▶ _Instructions for the task_
Each line of the material below that holds the word "this" needs to be copied.

▶ _Extracted information_
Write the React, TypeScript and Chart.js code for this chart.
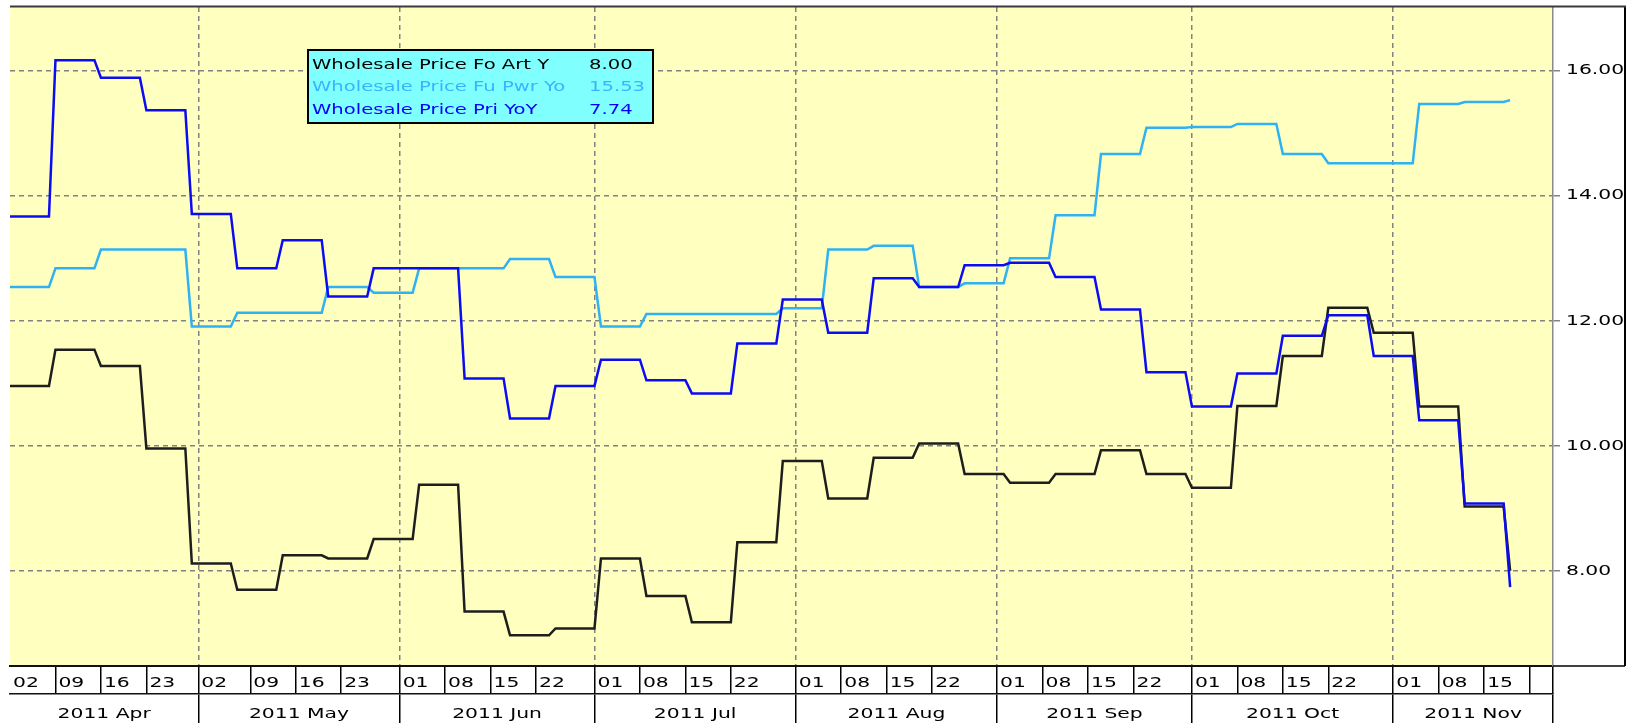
* * *
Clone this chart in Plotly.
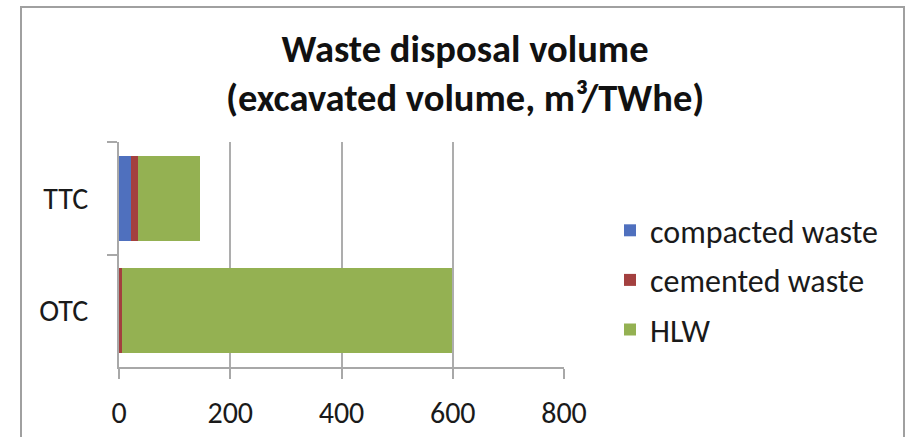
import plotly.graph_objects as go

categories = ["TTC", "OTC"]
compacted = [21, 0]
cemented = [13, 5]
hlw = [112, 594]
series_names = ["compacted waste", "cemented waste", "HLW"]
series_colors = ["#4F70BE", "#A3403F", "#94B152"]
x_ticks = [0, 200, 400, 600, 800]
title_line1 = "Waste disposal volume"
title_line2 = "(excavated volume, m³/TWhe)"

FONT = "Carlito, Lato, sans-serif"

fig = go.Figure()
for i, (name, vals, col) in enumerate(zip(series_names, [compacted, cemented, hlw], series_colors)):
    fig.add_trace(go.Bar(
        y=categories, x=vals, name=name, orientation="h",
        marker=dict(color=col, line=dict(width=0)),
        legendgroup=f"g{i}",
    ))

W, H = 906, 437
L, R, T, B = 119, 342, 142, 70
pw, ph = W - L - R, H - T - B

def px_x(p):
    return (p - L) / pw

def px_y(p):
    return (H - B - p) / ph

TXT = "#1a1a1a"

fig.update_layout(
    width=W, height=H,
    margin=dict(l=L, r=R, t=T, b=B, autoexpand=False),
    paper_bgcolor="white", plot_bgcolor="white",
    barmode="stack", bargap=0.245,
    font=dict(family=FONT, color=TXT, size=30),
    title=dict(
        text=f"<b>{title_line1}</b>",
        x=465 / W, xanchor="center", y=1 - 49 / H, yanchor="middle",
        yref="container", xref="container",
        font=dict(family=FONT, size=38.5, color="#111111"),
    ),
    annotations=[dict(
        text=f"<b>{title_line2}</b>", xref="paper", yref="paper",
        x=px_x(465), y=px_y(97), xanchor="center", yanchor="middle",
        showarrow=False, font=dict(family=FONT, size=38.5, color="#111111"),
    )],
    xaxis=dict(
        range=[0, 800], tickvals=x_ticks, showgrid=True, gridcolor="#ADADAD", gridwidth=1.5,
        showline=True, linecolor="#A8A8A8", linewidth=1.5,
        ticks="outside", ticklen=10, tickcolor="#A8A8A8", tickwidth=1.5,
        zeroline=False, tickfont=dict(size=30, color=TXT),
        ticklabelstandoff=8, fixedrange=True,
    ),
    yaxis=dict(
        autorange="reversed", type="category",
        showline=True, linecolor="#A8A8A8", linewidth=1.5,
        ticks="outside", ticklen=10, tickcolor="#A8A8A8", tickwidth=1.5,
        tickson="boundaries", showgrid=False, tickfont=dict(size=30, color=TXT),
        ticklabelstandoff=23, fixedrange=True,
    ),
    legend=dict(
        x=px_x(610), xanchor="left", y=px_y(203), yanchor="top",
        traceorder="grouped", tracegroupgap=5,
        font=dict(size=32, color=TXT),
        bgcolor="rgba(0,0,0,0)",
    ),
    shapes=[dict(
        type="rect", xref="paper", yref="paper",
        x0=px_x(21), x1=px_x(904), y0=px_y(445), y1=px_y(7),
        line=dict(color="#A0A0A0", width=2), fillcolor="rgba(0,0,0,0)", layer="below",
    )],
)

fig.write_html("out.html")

▶ _Task answer_
Write the React, TypeScript and Chart.js code for this chart.
Clone this chart in Plotly.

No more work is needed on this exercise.